* [PROBLEM STATEMENT]
Skip the pictures. Set down, word for word, the lines from the start of the material up to and including the line with "(30,0) rectangle (797,8);".

───── DATASET EXCERPT ─────

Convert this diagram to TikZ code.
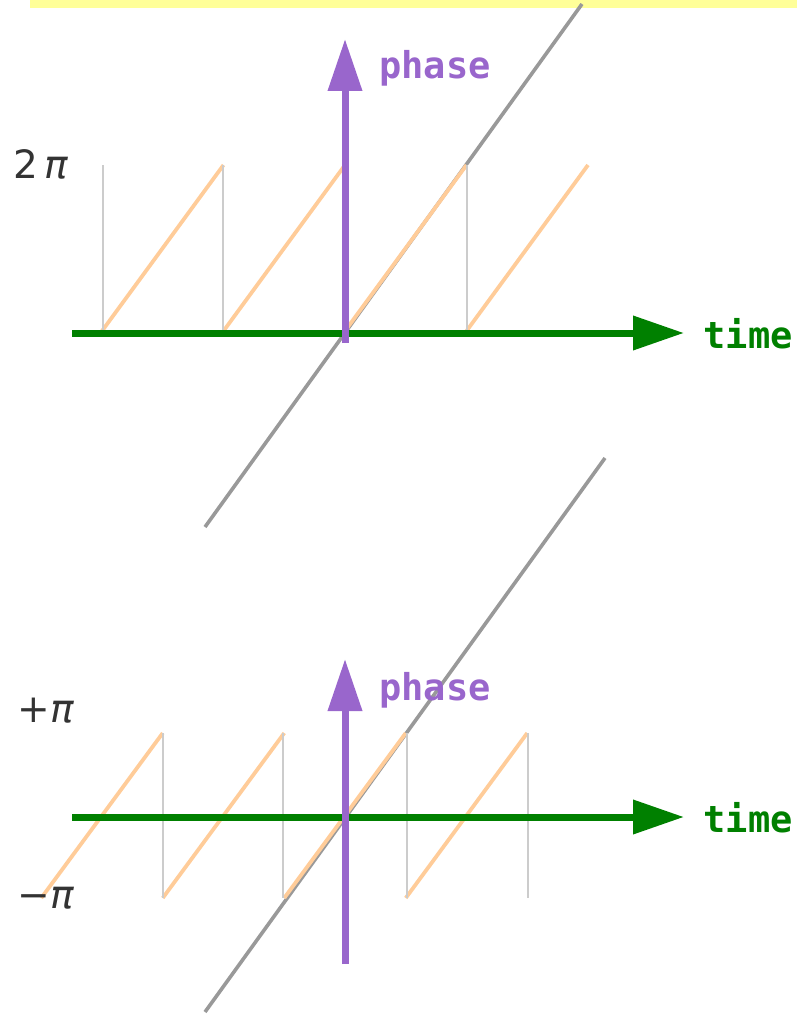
\documentclass[tikz,border=0pt]{standalone}
\usepackage{fontspec}
\setmainfont{DejaVu Sans}
\newfontfamily\labmono{DejaVu Sans Mono}
\usetikzlibrary{arrows.meta}
\definecolor{barY}{HTML}{FFFF99}
\definecolor{sawO}{HTML}{FFCC99}
\definecolor{lineG}{HTML}{999999}
\definecolor{thinG}{HTML}{CCCCCC}
\definecolor{axG}{HTML}{008000}
\definecolor{axP}{HTML}{9966CC}
\definecolor{txtD}{HTML}{333333}
\tikzset{
  unwrapped/.style={draw=lineG, line width=3.6pt},
  sawseg/.style={draw=sawO, line width=3.8pt},
  droplin/.style={draw=thinG, line width=1.3pt},
  timeax/.style={draw=axG, line width=7pt, -{Triangle[length=51pt,width=33pt]}},
  phaseax/.style={draw=axP, line width=7pt, -{Triangle[length=52pt,width=33pt]}},
  axlab/.style={font=\labmono\bfseries\fontsize{37}{42}\selectfont, inner sep=0pt},
  pilab/.style={font=\fontsize{39}{44}\selectfont, text=txtD, inner sep=0pt},
}
\begin{document}
\begin{tikzpicture}[x=1pt,y=-1pt]
\useasboundingbox (0,0) rectangle (797,1014);
\fill[barY] (30,0) rectangle (797,8);

% ---------- top panel ----------
\coordinate (gA) at (205,527); \coordinate (gB) at (582,4);
\draw[unwrapped] (gA) -- (gB);
\foreach \i/\xa in {0/102,1/223.5,2/345,3/466.5}{
  \coordinate (ts\i) at (\xa,331);
  \coordinate (te\i) at ({\xa+121.5},165);
  \draw[sawseg] (ts\i) -- (te\i);
}
\foreach \i/\xv in {0/103,1/223,2/467}{
  \coordinate (tv\i a) at (\xv,165); \coordinate (tv\i b) at (\xv,333);
  \draw[droplin] (tv\i a) -- (tv\i b);
}
\coordinate (tx0) at (72,333); \coordinate (tx1) at (684,333);
\draw[timeax] (tx0) -- (tx1);
\coordinate (py0) at (345,343); \coordinate (py1) at (345,39);
\draw[phaseax] (py0) -- (py1);
\node[axlab, text=axP] (tphase) at (435,68) {phase};
\node[axlab, text=axG] (ttime) at (748,334) {time};
\node[pilab] (twopi) at (41,164) {2\,{\itshape π}};

% ---------- bottom panel ----------
\coordinate (hA) at (205,1012); \coordinate (hB) at (605,458);
\draw[unwrapped] (hA) -- (hB);
\foreach \i/\xc in {0/102,1/223.5,2/345,3/466.5}{
  \coordinate (bs\i) at ({\xc-60.75},898);
  \coordinate (be\i) at ({\xc+60.75},733);
  \draw[sawseg] (bs\i) -- (be\i);
}
\foreach \i/\xv in {0/163,1/283,2/407,3/528}{
  \coordinate (bv\i a) at (\xv,733); \coordinate (bv\i b) at (\xv,898);
  \draw[droplin] (bv\i a) -- (bv\i b);
}
\coordinate (bx0) at (72,817); \coordinate (bx1) at (684,817);
\draw[timeax] (bx0) -- (bx1);
\coordinate (qy0) at (345,964); \coordinate (qy1) at (345,659);
\draw[phaseax] (qy0) -- (qy1);
\node[axlab, text=axP] (bphase) at (435,690) {phase};
\node[axlab, text=axG] (btime) at (748,818) {time};
\node[pilab] (pluspi) at (46,711) {+{\itshape π}};
\node[pilab] (minuspi) at (46,898) {−{\itshape π}};
\end{tikzpicture}
\end{document}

─────

* [RESPONSE TO THE EXERCISE]
Convert this diagram to TikZ code.
\documentclass[tikz,border=0pt]{standalone}
\usepackage{fontspec}
\setmainfont{DejaVu Sans}
\newfontfamily\labmono{DejaVu Sans Mono}
\usetikzlibrary{arrows.meta}
\definecolor{barY}{HTML}{FFFF99}
\definecolor{sawO}{HTML}{FFCC99}
\definecolor{lineG}{HTML}{999999}
\definecolor{thinG}{HTML}{CCCCCC}
\definecolor{axG}{HTML}{008000}
\definecolor{axP}{HTML}{9966CC}
\definecolor{txtD}{HTML}{333333}
\tikzset{
  unwrapped/.style={draw=lineG, line width=3.6pt},
  sawseg/.style={draw=sawO, line width=3.8pt},
  droplin/.style={draw=thinG, line width=1.3pt},
  timeax/.style={draw=axG, line width=7pt, -{Triangle[length=51pt,width=33pt]}},
  phaseax/.style={draw=axP, line width=7pt, -{Triangle[length=52pt,width=33pt]}},
  axlab/.style={font=\labmono\bfseries\fontsize{37}{42}\selectfont, inner sep=0pt},
  pilab/.style={font=\fontsize{39}{44}\selectfont, text=txtD, inner sep=0pt},
}
\begin{document}
\begin{tikzpicture}[x=1pt,y=-1pt]
\useasboundingbox (0,0) rectangle (797,1014);
\fill[barY] (30,0) rectangle (797,8);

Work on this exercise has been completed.